As has been pointed out in this blog before, Jenny McCarthy is antiscience and Amanda Peet is a hero. Ms. McCarthy campaigns that vaccines cause autism (which is wrong wrong wrong) and Ms. Peet has been vocal that there is no connection, and vaccinations are important.
Ms. Peet is getting the expected earful of vitriol, ad hominems, and out and out lies from the antivax community.
Now, I am not one for online polls; they are useless for actually getting any information, but sadly they do get picked up by the media on occasion, and so they might have some impact. Having said that, you might want to take a look a poll on Ecorazzi, a site that supports "green" causes. A search on the site makes it seem that they support antivax causes, though they are not virulent about it, and are surprisingly fair to people like Peet.
Still, check out the poll. It’s been Pharyngulated, so we’re OK there now. I am more concerned over the comments under the poll. Read them and see how far we have to go.
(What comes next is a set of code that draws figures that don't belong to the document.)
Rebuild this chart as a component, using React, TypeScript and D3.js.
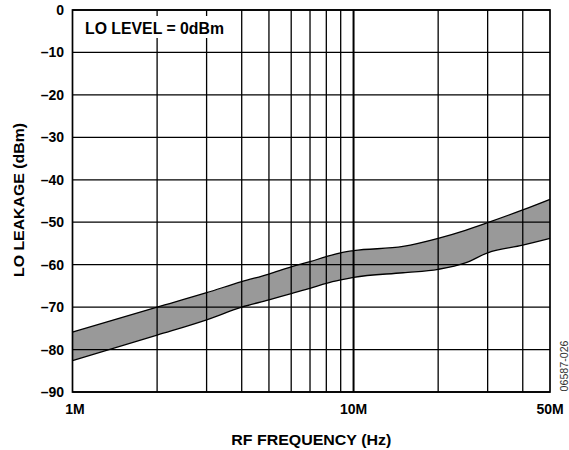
import React from "react";
import * as d3 from "d3";

const freqMHz = [1, 2, 3, 4, 5, 6, 7, 8, 9, 10, 15, 20, 25, 30, 40, 50];
const upperDbm = [-75.9, -70.0, -66.6, -64.0, -62.2, -60.5, -59.3, -58.1, -57.2, -56.7, -55.7, -53.8, -51.9, -50.1, -47.1, -44.6];
const lowerDbm = [-82.6, -76.6, -73.0, -70.0, -68.3, -66.8, -65.6, -64.4, -63.6, -63.0, -61.9, -61.1, -59.6, -57.2, -55.4, -53.8];
const xGrid = [2, 3, 4, 5, 6, 7, 8, 9, 10, 20, 30, 40];
const xTickLabels = [
  { v: 1, t: "1M" },
  { v: 10, t: "10M" },
  { v: 50, t: "50M" },
];
const yTicks = [0, -10, -20, -30, -40, -50, -60, -70, -80, -90];

const W = 569;
const H = 450;
const L = 72.5;
const R = 550;
const T = 10;
const B = 392;

export default function App() {
  const x = d3.scaleLog().domain([1, 50]).range([L, R]);
  const y = d3.scaleLinear().domain([-90, 0]).range([B, T]);
  const band = d3
    .area<number>()
    .x((_, i) => x(freqMHz[i]))
    .y0((_, i) => y(lowerDbm[i]))
    .y1((_, i) => y(upperDbm[i]))
    .curve(d3.curveMonotoneX);
  const edge = d3
    .line<number>()
    .x((_, i) => x(freqMHz[i]))
    .y((d) => y(d))
    .curve(d3.curveMonotoneX);
  const font = "Liberation Sans, Arial, sans-serif";
  return (
    <div style={{ position: "fixed", left: 0, top: 0 }}>
      <svg width={W} height={H} style={{ display: "block", background: "#fff" }} fontFamily={font}>
        <path d={band(freqMHz) || ""} fill="#999999" stroke="none" />
        <path d={edge(upperDbm) || ""} fill="none" stroke="#000" strokeWidth={1.3} />
        <path d={edge(lowerDbm) || ""} fill="none" stroke="#000" strokeWidth={1.3} />
        {yTicks.map((v) => (
          <line key={"h" + v} x1={L} x2={R} y1={y(v)} y2={y(v)} stroke="#000" strokeWidth={1.3} />
        ))}
        {xGrid.map((v) => (
          <line
            key={"v" + v}
            x1={x(v)}
            x2={x(v)}
            y1={T}
            y2={B}
            stroke="#000"
            strokeWidth={v === 10 ? 2 : 1.3}
          />
        ))}
        <rect x={L} y={T} width={R - L} height={B - T} fill="none" stroke="#000" strokeWidth={1.7} />
        <rect x={80} y={16} width={150} height={22} fill="#fff" />
        <text x={85} y={33.5} fontSize={16} fontWeight="bold" textLength={139} lengthAdjust="spacingAndGlyphs">
          LO LEVEL = 0dBm
        </text>
        {yTicks.map((v) => (
          <text
            key={"yl" + v}
            x={64}
            y={y(v)}
            dy="0.36em"
            textAnchor="end"
            fontSize={14}
            fontWeight="bold"
          >
            {v === 0 ? "0" : "\u2013" + Math.abs(v)}
          </text>
        ))}
        {xTickLabels.map((d) => (
          <text
            key={"xl" + d.t}
            x={x(d.v) + (d.v === 1 ? 2.5 : 0)}
            y={414}
            textAnchor="middle"
            fontSize={14}
            fontWeight="bold"
          >
            {d.t}
          </text>
        ))}
        <text
          x={(L + R) / 2}
          y={444.5}
          textAnchor="middle"
          fontSize={15}
          fontWeight="bold"
          textLength={160}
          lengthAdjust="spacingAndGlyphs"
        >
          RF FREQUENCY (Hz)
        </text>
        <text
          transform={`translate(23.5,200) rotate(-90)`}
          textAnchor="middle"
          fontSize={14}
          fontWeight="bold"
          textLength={154}
          lengthAdjust="spacingAndGlyphs"
        >
          LO LEAKAGE (dBm)
        </text>
        <text
          transform={`translate(568,366) rotate(-90)`}
          textAnchor="middle"
          fontSize={10}
          fill="#333"
          textLength={51}
          lengthAdjust="spacingAndGlyphs"
        >
          06587-026
        </text>
      </svg>
    </div>
  );
}
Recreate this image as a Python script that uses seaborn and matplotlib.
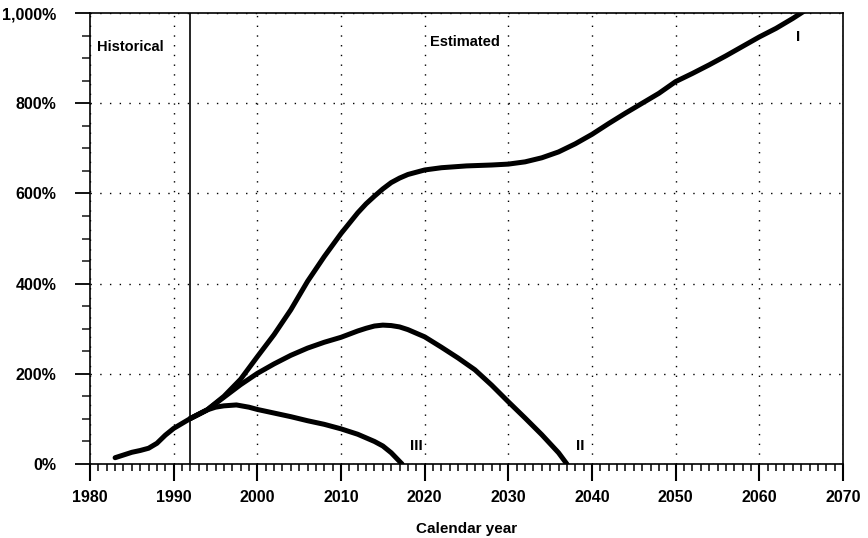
import numpy as np
import pandas as pd
import matplotlib
matplotlib.use("Agg")
import matplotlib.pyplot as plt
import seaborn as sns
from matplotlib.ticker import MultipleLocator, FuncFormatter

# values (percent)
hist_years = [1983, 1984, 1985, 1986, 1987, 1988, 1989, 1990, 1991, 1992]
hist_vals = [14, 20, 26, 30, 35, 46, 64, 79, 90, 101]

alt1_years = [1992, 1994, 1996, 1998, 2000, 2002, 2004, 2006, 2008, 2010,
              2012, 2013, 2014, 2015, 2016, 2017, 2018, 2020, 2022, 2025,
              2028, 2030, 2032, 2034, 2036, 2038, 2040, 2042, 2044, 2046,
              2048, 2050, 2052, 2054, 2056, 2058, 2060, 2062, 2064, 2066]
alt1_vals = [101, 120, 150, 188, 238, 287, 342, 405, 460, 511,
             557, 577, 594, 610, 624, 634, 642, 652, 657, 661,
             663, 665, 670, 679, 692, 710, 731, 755, 778, 800,
             822, 848, 866, 885, 905, 926, 947, 966, 988, 1012]

alt2_years = [1992, 1994, 1996, 1998, 2000, 2002, 2004, 2006, 2008, 2010,
              2012, 2013, 2014, 2015, 2016, 2017, 2018, 2019, 2020, 2022,
              2024, 2026, 2028, 2030, 2032, 2034, 2036, 2037]
alt2_vals = [101, 120, 148, 176, 201, 222, 241, 257, 270, 281,
             295, 301, 306, 308, 307, 304, 298, 290, 282, 259,
             235, 209, 175, 138, 102, 65, 25, 0]

alt3_years = [1992, 1994, 1995, 1996, 1997.5, 1999, 2000, 2002, 2004, 2006,
              2008, 2010, 2012, 2013, 2014, 2015, 2016, 2017.3]
alt3_vals = [101, 120, 126, 129, 131, 126, 121, 113, 105, 96,
             88, 78, 66, 58, 50, 40, 25, 0]

x_ticks = list(range(1980, 2071, 10))
y_ticks = list(range(0, 1001, 200))

sns.set_style("ticks")
plt.rcParams["font.family"] = ["Liberation Sans", "DejaVu Sans"]
plt.rcParams["font.weight"] = "bold"
plt.rcParams["text.color"] = "black"
plt.rcParams["axes.labelcolor"] = "black"

fig, ax = plt.subplots(figsize=(8.68, 5.38), dpi=100)
fig.subplots_adjust(left=0.1037, right=0.9712, top=0.9758, bottom=0.1375)

for xs, ys in [(hist_years, hist_vals), (alt1_years, alt1_vals),
               (alt2_years, alt2_vals), (alt3_years, alt3_vals)]:
    sns.lineplot(x=xs, y=ys, ax=ax, color="black", linewidth=3.6,
                 sort=False, estimator=None, solid_joinstyle="round")

ax.set_xlim(1980, 2070)
ax.set_ylim(0, 1000)
ax.set_xticks(x_ticks)
ax.set_yticks(y_ticks)
ax.xaxis.set_minor_locator(MultipleLocator(1))
ax.yaxis.set_minor_locator(MultipleLocator(50))
ax.yaxis.set_major_formatter(FuncFormatter(lambda v, p: f"{int(v):,}%"))

ax.grid(True, which="major", color="black", linestyle=(0, (1, 6)), linewidth=1.0)
ax.axvline(1992, color="black", linewidth=1.2)

for s in ax.spines.values():
    s.set_visible(True)
    s.set_color("black")
    s.set_linewidth(1.2)

ax.tick_params(axis="x", which="major", direction="out", length=12, width=1.5,
               pad=7, labelsize=11.5, colors="black")
ax.tick_params(axis="x", which="minor", direction="out", length=5, width=1.3)
ax.tick_params(axis="y", which="major", direction="out", length=11, width=1.3,
               pad=13, labelsize=11.5, colors="black")
ax.tick_params(axis="y", which="minor", direction="out", length=6, width=1.2)

ax.set_xlabel("Calendar year", fontsize=11, fontweight="bold", labelpad=12)
ax.set_ylabel("")

ax.text(1980.8, 925, "Historical", fontsize=10.5, fontweight="bold", va="center")
ax.text(2020.6, 936, "Estimated", fontsize=10.5, fontweight="bold", va="center")
ax.text(2064.6, 947, "I", fontsize=11, fontweight="bold", ha="center", va="center")
ax.text(2038.6, 40, "II", fontsize=11, fontweight="bold", ha="center", va="center")
ax.text(2019.0, 40, "III", fontsize=11, fontweight="bold", ha="center", va="center")

fig.savefig("out.png", dpi=100)
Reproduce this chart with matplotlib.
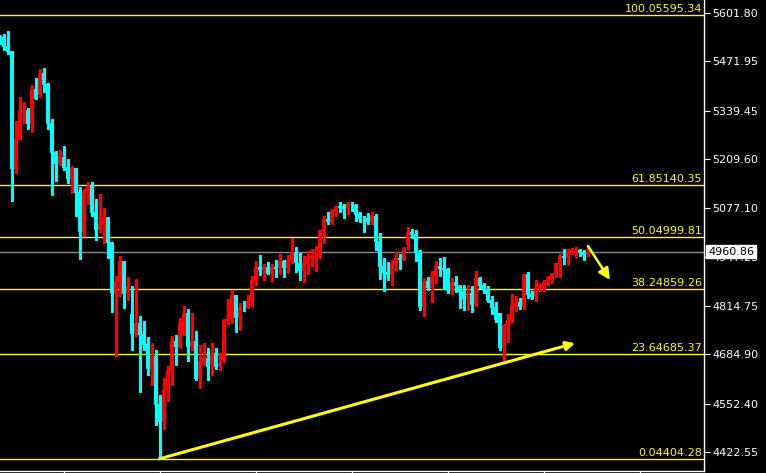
import numpy as np
import matplotlib.pyplot as plt

# daily candles (index -1 is the one cut by the left edge)
opens = [5537.3, 5537.3, 5513.2, 5499.7, 5182.7, 5263.3, 5335.8, 5341.2, 5303.7, 5397.6,
         5381.5, 5440.6, 5411.1, 5306.3, 5228.4, 5196.2, 5215.0, 5188.1, 5155.9, 5185.4,
         5120.9, 5013.5, 5118.2, 5137.1, 5067.2, 5018.9, 5032.3, 5053.8, 4986.6, 4849.6,
         4879.2, 4935.6, 4847.0, 4793.3, 4739.6, 4769.0, 4739.6, 4712.7, 4645.5, 4680.4,
         4551.5, 4503.1, 4586.4, 4640.1, 4720.7, 4704.6, 4742.2, 4795.9, 4704.6, 4720.7,
         4618.6, 4664.3, 4675.0, 4656.3, 4688.4, 4650.9, 4667.0, 4774.4, 4779.8, 4844.3,
         4782.5, 4812.0, 4809.3, 4825.4, 4881.9, 4919.5, 4911.4, 4919.5, 4900.7, 4919.5,
         4916.8, 4935.6, 4916.8, 4935.6, 4957.1, 4930.2, 4908.7, 4927.6, 4943.7, 4946.4,
         4946.4, 5016.2, 5048.4, 5040.3, 5069.9, 5083.4, 5083.4, 5075.3, 5086.1, 5086.1,
         5061.9, 5051.1, 5051.1, 5040.3, 5056.5, 4989.3, 4922.2, 4906.0, 4898.0, 4927.6,
         4943.7, 4938.3, 4978.6, 5013.5, 5008.2, 4962.5, 4812.0, 4881.9, 4863.1, 4895.3,
         4922.2, 4916.8, 4914.1, 4855.0, 4879.2, 4868.5, 4855.0, 4833.5, 4849.6, 4817.4,
         4889.9, 4871.2, 4860.4, 4830.8, 4812.0, 4795.9, 4702.0, 4761.0, 4774.4, 4814.7,
         4825.4, 4812.0, 4900.7, 4846.9, 4838.9, 4860.4, 4865.8, 4876.5, 4887.2, 4900.7,
         4927.6, 4949.1, 4943.7, 4959.8, 4962.5, 4965.2, 4959.8, 4951.8]
highs = [5542.7, 5545.4, 5553.4, 5499.7, 5311.7, 5376.1, 5362.7, 5346.6, 5408.4, 5427.2,
         5451.3, 5454.0, 5413.7, 5317.0, 5231.1, 5233.8, 5244.5, 5209.6, 5190.8, 5185.4,
         5134.4, 5129.0, 5147.8, 5147.8, 5102.1, 5115.6, 5078.0, 5053.8, 4986.6, 4895.3,
         4949.1, 4935.6, 4892.6, 4868.5, 4887.2, 4787.9, 4774.4, 4731.5, 4715.3, 4696.5,
         4575.7, 4621.3, 4653.6, 4734.2, 4736.9, 4782.5, 4814.7, 4806.6, 4795.9, 4747.6,
         4710.0, 4715.3, 4702.0, 4715.3, 4702.0, 4688.4, 4779.8, 4833.5, 4857.7, 4844.3,
         4822.7, 4828.1, 4844.3, 4895.3, 4935.6, 4951.8, 4927.6, 4932.9, 4927.6, 4938.3,
         4954.5, 4938.3, 4951.8, 4997.4, 4973.2, 4957.1, 4949.1, 4962.5, 4967.8, 4975.9,
         5020.0, 5056.5, 5067.2, 5075.3, 5083.4, 5094.1, 5088.8, 5094.1, 5094.1, 5088.8,
         5067.2, 5056.5, 5064.5, 5067.2, 5061.9, 5010.8, 4943.7, 4932.9, 4938.3, 4959.8,
         4954.5, 4973.2, 5026.9, 5021.6, 5018.9, 4965.2, 4889.9, 4892.6, 4908.7, 4935.6,
         4943.7, 4946.4, 4916.8, 4889.9, 4895.3, 4871.2, 4871.2, 4871.2, 4868.5, 4908.7,
         4892.6, 4876.5, 4868.5, 4841.6, 4825.4, 4797.0, 4766.4, 4793.3, 4846.9, 4841.6,
         4836.2, 4901.0, 4906.0, 4855.0, 4884.6, 4873.8, 4884.6, 4895.3, 4904.0, 4931.0,
         4954.5, 4967.8, 4967.8, 4970.5, 4973.2, 4967.8, 4965.2, 4973.2]
lows = [5518.6, 5502.4, 5491.7, 5096.8, 5172.0, 5263.3, 5306.3, 5290.2, 5282.1, 5370.7,
        5376.1, 5389.5, 5290.2, 5112.9, 5150.5, 5193.5, 5180.1, 5145.1, 5118.2, 5056.5,
        4941.0, 5002.8, 5088.8, 5056.5, 4992.0, 5013.5, 4983.9, 4943.7, 4798.6, 4680.4,
        4841.6, 4809.3, 4830.8, 4696.5, 4734.2, 4583.7, 4696.5, 4629.4, 4602.5, 4495.1,
        4404.3, 4484.3, 4559.5, 4602.5, 4656.3, 4702.0, 4736.9, 4667.0, 4696.5, 4615.9,
        4594.4, 4656.3, 4615.9, 4629.4, 4645.5, 4642.8, 4664.3, 4766.4, 4769.0, 4744.9,
        4750.3, 4801.3, 4809.3, 4814.7, 4871.2, 4898.0, 4884.6, 4900.7, 4881.9, 4892.6,
        4900.7, 4892.6, 4903.3, 4930.2, 4906.0, 4884.6, 4879.2, 4900.7, 4922.2, 4908.7,
        4944.0, 4983.9, 5035.0, 5035.0, 5056.5, 5067.2, 5051.1, 5061.9, 5069.9, 5043.0,
        5040.3, 5013.5, 5035.0, 5035.0, 4965.2, 4887.2, 4855.0, 4884.6, 4871.2, 4911.4,
        4914.1, 4937.0, 4967.8, 4997.4, 4935.6, 4804.0, 4787.9, 4857.7, 4825.4, 4876.5,
        4895.3, 4860.4, 4849.6, 4847.0, 4852.3, 4809.3, 4804.0, 4804.0, 4798.6, 4814.7,
        4863.1, 4849.6, 4825.4, 4793.3, 4771.7, 4696.5, 4669.7, 4718.0, 4771.7, 4801.3,
        4806.6, 4806.6, 4836.2, 4833.5, 4828.1, 4855.0, 4855.0, 4871.2, 4876.5, 4892.6,
        4892.6, 4927.6, 4924.9, 4954.5, 4943.7, 4949.1, 4938.3, 4949.1]
closes = [5523.9, 5510.5, 5497.0, 5182.7, 5266.0, 5338.5, 5341.2, 5303.7, 5397.6, 5370.7,
          5440.6, 5408.4, 5303.7, 5225.7, 5196.2, 5217.7, 5185.4, 5155.9, 5185.4, 5118.2,
          5013.5, 5123.6, 5137.1, 5064.5, 5018.9, 5035.0, 5053.8, 4983.9, 4849.6, 4881.9,
          4935.6, 4847.0, 4868.5, 4739.6, 4769.0, 4736.9, 4710.0, 4645.5, 4680.4, 4548.8,
          4503.1, 4589.1, 4642.8, 4720.7, 4704.6, 4769.0, 4795.9, 4704.6, 4720.7, 4618.6,
          4667.0, 4675.0, 4650.9, 4685.8, 4650.9, 4661.6, 4777.1, 4782.5, 4844.3, 4782.5,
          4812.0, 4811.0, 4828.1, 4884.6, 4919.5, 4911.4, 4919.5, 4900.7, 4919.5, 4914.1,
          4935.6, 4916.8, 4938.3, 4957.1, 4930.2, 4908.7, 4930.2, 4946.4, 4949.1, 4949.1,
          5018.9, 5048.4, 5040.3, 5072.6, 5083.4, 5078.0, 5075.3, 5088.8, 5085.0, 5059.2,
          5048.4, 5050.0, 5040.3, 5056.5, 4986.6, 4919.5, 4903.3, 4898.0, 4930.2, 4943.7,
          4938.3, 4967.8, 5013.5, 5005.5, 4957.1, 4812.0, 4881.9, 4863.1, 4898.0, 4922.2,
          4914.1, 4911.4, 4855.0, 4879.2, 4868.5, 4852.3, 4833.5, 4849.6, 4817.4, 4889.9,
          4868.5, 4860.4, 4828.1, 4809.3, 4777.1, 4702.0, 4763.7, 4777.1, 4817.4, 4825.4,
          4812.0, 4900.7, 4844.3, 4838.9, 4863.1, 4868.5, 4879.2, 4889.9, 4903.3, 4930.2,
          4949.1, 4943.7, 4965.2, 4965.2, 4965.2, 4959.8, 4951.8, 4960.86]

fib_pct = [100.0, 61.8, 50.0, 38.2, 23.6, 0.0]
fib_price = [5595.34, 5140.35, 4999.81, 4859.26, 4685.37, 4404.28]
price_ticks = [5601.80, 5471.95, 5339.45, 5209.60, 5077.10,
               4947.25, 4814.75, 4684.90, 4552.40, 4422.55]
last_price = 4960.86

o = np.array(opens)
h = np.array(highs)
l = np.array(lows)
c = np.array(closes)
x = np.arange(len(o)) - 1

fig = plt.figure(figsize=(7.66, 4.73), dpi=100, facecolor='black')
ax = fig.add_axes([0, 2/473, 704/766, 471/473])
ax.set_facecolor('black')

col = np.where(c >= o, '#ff0000', '#00ffff')
ax.vlines(x, l, h, colors=col, linewidth=0.75, antialiased=False, zorder=3)
ax.bar(x, np.maximum(np.abs(c - o), 2.0), bottom=np.minimum(o, c), width=0.6,
       color=col, linewidth=0, antialiased=False, zorder=4)

# fibonacci levels
for pct, p in zip(fib_pct, fib_price):
    ax.axhline(p, color='#ffff00', lw=1.0, zorder=2)
    ax.annotate(f'{pct:.1f}{p:.2f}', xy=(1, p), xycoords=('axes fraction', 'data'),
                xytext=(-2, 1), textcoords='offset pixels', ha='right', va='bottom',
                color='#ffff00', fontsize=8)

ax.axhline(last_price, color='#8c8c8c', lw=1.0, zorder=2)

# hand drawn arrows
ax.annotate('', xy=(142.9, 4715), xytext=(39, 4404.3),
            arrowprops=dict(arrowstyle='-|>', color='#ffff00', lw=2.2,
                            mutation_scale=13, shrinkA=0, shrinkB=0), zorder=5)
ax.annotate('', xy=(151.6, 4885), xytext=(146.1, 4976),
            arrowprops=dict(arrowstyle='-|>', color='#ffff00', lw=1.8,
                            mutation_scale=17, shrinkA=0, shrinkB=0), zorder=5)

ax.set_xlim(-0.875, 175.125)
ax.set_ylim(4371.51, 5636.72)

ax.yaxis.tick_right()
ax.set_yticks(price_ticks)
ax.set_yticklabels([f'{t:.2f}' for t in price_ticks])
ax.tick_params(axis='y', colors='white', labelsize=8, length=4, pad=2)
ax.set_xticks(np.arange(15, 175, 24))
ax.set_xticklabels([])
ax.tick_params(axis='x', colors='white', length=3)

for s in ['left', 'top']:
    ax.spines[s].set_visible(False)
for s in ['right', 'bottom']:
    ax.spines[s].set_color('white')
    ax.spines[s].set_linewidth(1.0)

# current price tag sits over the 4947.25 label, as on the terminal
ax.annotate(f'{last_price:.2f}', xy=(1, last_price), xycoords=('axes fraction', 'data'),
            xytext=(4, 0), textcoords='offset pixels', ha='left', va='center',
            color='black', fontsize=8, annotation_clip=False,
            bbox=dict(boxstyle='square,pad=0.15', fc='white', ec='white'))

plt.savefig('out.png', dpi=100, facecolor='black')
Critical thinking is hard, very hard. But it becomes almost impossible when core emotional values are at stake. And nothing strikes to the very heart of our humanity like children who are hurt, sick, or in danger. That means that dealing with antivaxxers will always be extremely difficult, and it’s again why I cheer Amanda Peet. Vaccines don’t cause autism. Vaccines are one of the greatest — if not the greatest — medical breakthroughs of all time. And we need to keep making this point, over and over again.
But that fact — that vaccines work — as simple and clear as it is, won’t be useful if we can’t talk to the people who are hurting so badly over this. And I’m not sure how. This is a basic issue with skepticism and critical thinking, and one I wrestle with often. There is no one simple answer to this problem. More’s the pity.